I have a number of posts I'm working on right now -- ordering seeds, ancient India, weeks 3 and 4, a book review of The Writing Diet by Julia Cameron, a library day post -- but I don't think any of them are going to be finished in a hurry. So I just thought I'd pop on and let everyone who is not following me on Twitter know that I am still alive -- barely -- just without enough time to make posts longer than 140 characters on will our van make it out of the driveway or not. Even natives have pronounced this a bad winter, and what that means for me is that I am stuck inside with a toddler and two three year olds going batty because they can't go outside. Actually, I think that's a pretty good definition of "going batty" for grownups -- being stuck inside with a toddler and two three year olds who are unable to burn off enough energy to behave like human beings -- as opposed to, you know, monkeys or boys shipwrecked on an island for whom civilization has totally broken down.
Ahem.
Anyway, it looks like we're in for another big snow this week, so I doubt the situation is going to change any time soon... unless we move to Florida, which is unlikely although I keep threatening to pick up and go every time I have to wrestle three small children into snow suits and snow boots just to go to the doctor's office. (Also, every time Chipmunk picks the snow off my boots and starts eating it, particularly when I've just been to the chicken coop. And when the big kids get into a snowball fight and a certain child hits another child in the face with a plastic sled because that child has been "complaining too much", and "I didn't *mean* to hit him... *hard*." And when the twins start hurling Duplos like bombs. Actually, I guess I threaten to move to Florida a lot.)
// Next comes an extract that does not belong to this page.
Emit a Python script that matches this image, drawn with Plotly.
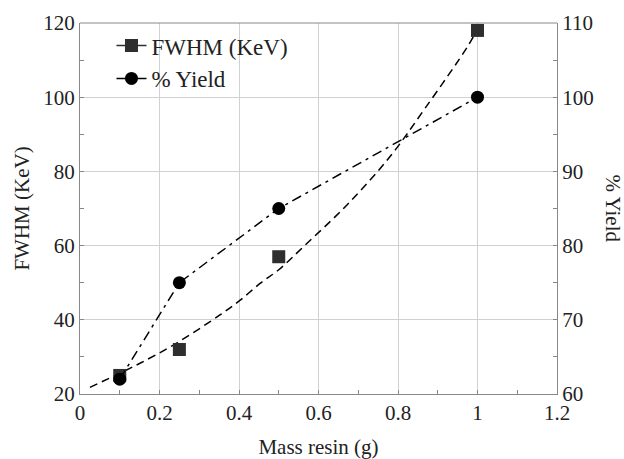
import plotly.graph_objects as go

# Measured data
mass = [0.1, 0.25, 0.5, 1.0]
fwhm = [25, 32, 57, 118]
yield_pct = [62, 75, 85, 100]

# Fitted FWHM curve
fit_x = [0.025, 0.1, 0.151, 0.235, 0.352, 0.403, 0.453, 0.5, 0.562, 0.671, 0.78, 0.868, 0.977, 1.0]
fit_y = [21.8, 25.6, 28.3, 33.2, 41.3, 45.3, 49.8, 53.5, 59.7, 70.9, 84.0, 97.0, 114.0, 118.5]

FONT = "Liberation Serif"

fig = go.Figure()

fig.add_trace(go.Scatter(x=fit_x, y=fit_y, mode="lines", line=dict(color="black", width=1.5, dash="8px,5px"),
                         line_shape="spline", showlegend=False, hoverinfo="skip"))
fig.add_trace(go.Scatter(x=mass, y=yield_pct, mode="lines", yaxis="y2",
                         line=dict(color="black", width=1.5, dash="10px,5px,3px,5px"),
                         showlegend=False))
fig.add_trace(go.Scatter(x=mass, y=fwhm, mode="markers",
                         marker=dict(symbol="square", size=13, color="#2e2e2e"), showlegend=False))
fig.add_trace(go.Scatter(x=mass, y=yield_pct, mode="markers", yaxis="y2",
                         marker=dict(symbol="circle", size=13, color="black"), showlegend=False))

# legend entries
fig.add_trace(go.Scatter(x=[None], y=[None], mode="lines+markers", name="FWHM (KeV)", legendgroup="a",
                         line=dict(color="#2e2e2e", width=1.5),
                         marker=dict(symbol="square", size=13, color="#2e2e2e")))
fig.add_trace(go.Scatter(x=[None], y=[None], mode="lines+markers", name="% Yield", legendgroup="b",
                         line=dict(color="black", width=1.5),
                         marker=dict(symbol="circle", size=13, color="black")))


def tfont():
    return dict(family=FONT, size=21, color="#222222")


def axis_common(grid=True):
    d = dict(showline=True, linecolor="#888888", linewidth=1, mirror=False, automargin=False,
             ticks="inside", ticklen=4, tickcolor="#888888", tickfont=tfont(), zeroline=False)
    if grid:
        d.update(gridcolor="#d0d0d0", gridwidth=1)
    return d


fig.update_layout(
    width=624, height=459,
    margin=dict(l=80, r=67, t=23, b=65),
    plot_bgcolor="white", paper_bgcolor="white",
    font=dict(family=FONT, color="#222222"),
    xaxis=dict(range=[0, 1.2], dtick=0.2, tick0=0,
               minor=dict(dtick=0.1, ticks="inside", ticklen=4, tickcolor="#888888", showgrid=False),
               title=dict(text="Mass resin (g)", font=tfont(), standoff=18),
               **axis_common()),
    yaxis=dict(range=[20, 120], dtick=20, tick0=20,
               minor=dict(dtick=10, ticks="inside", ticklen=4, tickcolor="#888888", showgrid=False),
               title=dict(text="FWHM (KeV)", font=tfont(), standoff=7),
               **axis_common()),
    yaxis2=dict(range=[60, 110], dtick=10, tick0=60, overlaying="y", side="right",
                minor=dict(dtick=5, ticks="inside", ticklen=4, tickcolor="#888888", showgrid=False),
                showgrid=False, **axis_common(False)),
    legend=dict(x=0.066, y=0.997, xanchor="left", yanchor="top", bgcolor="rgba(0,0,0,0)",
                font=dict(family=FONT, size=23, color="#222222"), tracegroupgap=0, traceorder="grouped"),
    shapes=[dict(type="line", xref="paper", yref="paper", x0=0, x1=1, y0=1, y1=1,
                 line=dict(color="#888888", width=1))],
    annotations=[dict(text="% Yield", xref="paper", yref="paper", x=1.0, xshift=56, y=0.5,
                      textangle=90, showarrow=False, font=tfont(),
                      xanchor="center", yanchor="middle")],
)

fig.write_html("out.html", config={"displayModeBar": False},
               post_script="document.body.style.margin='0';document.body.style.padding='0';")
But - the sun is out today, and I did manage to get the big kids to their swimming lessons, even though there were no signs for the pool or where to go once we got there, which is so typically New York because you're just supposed to KNOW see, I mean who VOLUNTARILY moves here anyway? Hmph. Well, the kids did get to their lessons, and they did well, which was a relief, because the instructors had them jumping in the deep end on the first day and, well, my kids don't actually swim that well. So you can bet I was saying a few Hail Mary's as I sat on the sidelines. Our carefully thought out logistics worked very well today -- swimming lessons, library (I paid my massive fine and was removed from the most wanted list), violin lessons, stop at Rite-Aid, *cough* Arby's *cough*, home -- but Gareth actually needs to move up a level in swimming and they had too many kids in the beginner level so they're going to have to break them into two groups, so the times are going to be moved all around and now the violin lessons that we had to rearrange so Katydid could do swimming is still going to be in the wrong spot. Getting kids to activities is turning out to be like one of those logic exercises on the GRE. ("If G needs to be at swimming at 11 and K has swimming at 10 and violin at 11:30 and the library is only open from 10-1 and Farmerboy wants to take swimming lessons, too, only his will be at 8 AM, what will the twins and Chipmunk be doing?"
There was at least one other mother there who was doing the same sort of logic exercises out loud to her children, though, so I felt better.
Another thing that deserves its own logic exercise: why were there 6 fish in the parking lot of the music store this morning? Not supermarket fish; I mean, real fish with fins and spines and eyeballs. Right beside the running boards of my van. Stepping in a fish would have been quite the surprise, but fortunately I managed to avoid it. (I shudder to think of Chipmunk eating the snow off my boots in that case, but I doubt moving to Florida would solve the problem of fish in parking lots. The fish in Florida probably aren't frozen stiff, so I imagine they would stink.)